Ложась спать, я иногда не могу уснуть, потому что во мне не останавливается проигрывание сцен. Мои персонажи разговаривают во мне и не позволяют мне расслабиться. Они не просто беседуют, они оттачивают фразы. Если бы я умел, находясь в этом пограничном состоянии, записывать всё, что я слышу (хотя вряд ли это можно назвать словом «слышу»), я бы написал десятки томов. Но я не умею… Если я успеваю осознать, что вот-вот усну и утрачу навсегда то, что сейчас витает передо мной, то я поднимаюсь и в полудрёме бегу к письменному столу, чтобы наскоро записать то, чему я был свидетелем и слушателем мгновение тому назад. Воспроизвести всё дословно не получается. Я тороплюсь, поэтому получаются каракули, которые утром уже и расшифровать не всегда в состоянии, я тороплюсь и поэтому лишь помечаю мысли, а не записываю их подробно. Сцена, которая только что была ясная, красочная, рельефная, осязаемая, со всеми шорохами и запахами, теперь исчезает стремительно, как исчезают со стекла следы вашего дыхания. И я снова ложусь и снова погружаюсь в вязкость видений, не позволяющих уснуть. Должен признаться, что идеи и решения некоторых сцен, пришедшие в этом пограничном, «околосонном» состоянии — самые интересные.

Для меня материал, с которым я работаю, превращается в питательную среду, которую я сам создаю для себя. Материал понемногу перестаёт быть источником информации и перерождается в источник творчества. Холодные факты оживают, пока я копаюсь в них, обретают плоть, вздымаются вокруг меня, отделяя от сегодняшнего дня, от семьи. Они окружают, наваливаются, стискивают, поглощают.
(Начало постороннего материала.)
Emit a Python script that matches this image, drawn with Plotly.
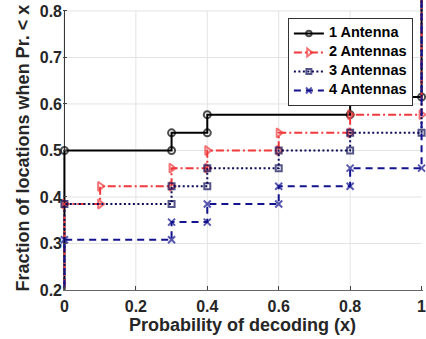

Сначала я пользуюсь ими, чтобы наполнить воображение, затем они начинают пользоваться мной, чтобы ожить внутри меня, выстроить свой мир, сделать меня частью своего мира. И только потом я получаю возможность рассказать об этом мире.      

 Начинающие авторы стремятся узнать «секреты» писательства. Но секретов нет. Есть схемы, по которым работают середнячки (то есть абсолютное большинство сочинителей), есть законы жанров (то есть строгие правила, по которым строится сюжет, подкладываются «обманки», подсовываются всевозможные ложные «следы» и т.д.). Но середнячки всегда работают на середнячков. И любой жанр предназначен также для усреднённого читателя, потому что жанр предполагает штампы. Об этом необходимо помнить. Научиться правилам игры для середнячков может любой. Если вас интересует это, вряд ли вы получите удовлетворение, занявшись писательством. Профессия ради ремесленничества отличается от профессии ради искусства. Ремесленником может стать каждый, также как каждый может научиться ездить на велосипеде. Но художником, умеющим рассказать так, как не умеет никто другой, становится один из тысячи, а то из десятка тысяч. 

 

 

 

 

ВЫБОР

 

Мысленно я часто возвращаюсь к тому времени, когда я попал в разведшколу при Первом Главном Управлении КГБ. Решившись стать разведчиком, я не предполагал, что моя тяга к жизни в искусстве будет для меня главной помехой. Творческая самостоятельность, стремление к независимости, желание раскрыться, показать себя окружающему миру — всё это было не только не нужно в разведке, но даже противопоказано. Меня тянуло на искренность, а разведчику полагается быть скрытным. Он должен изображать искренность, чтобы завоёвывать доверие, но маска искренности далека от искренности. То, что впоследствии стало в моих книгах сильной стороной, в разведке было моим слабым местом, открытой мишенью, в которую мог бить любой желающий. 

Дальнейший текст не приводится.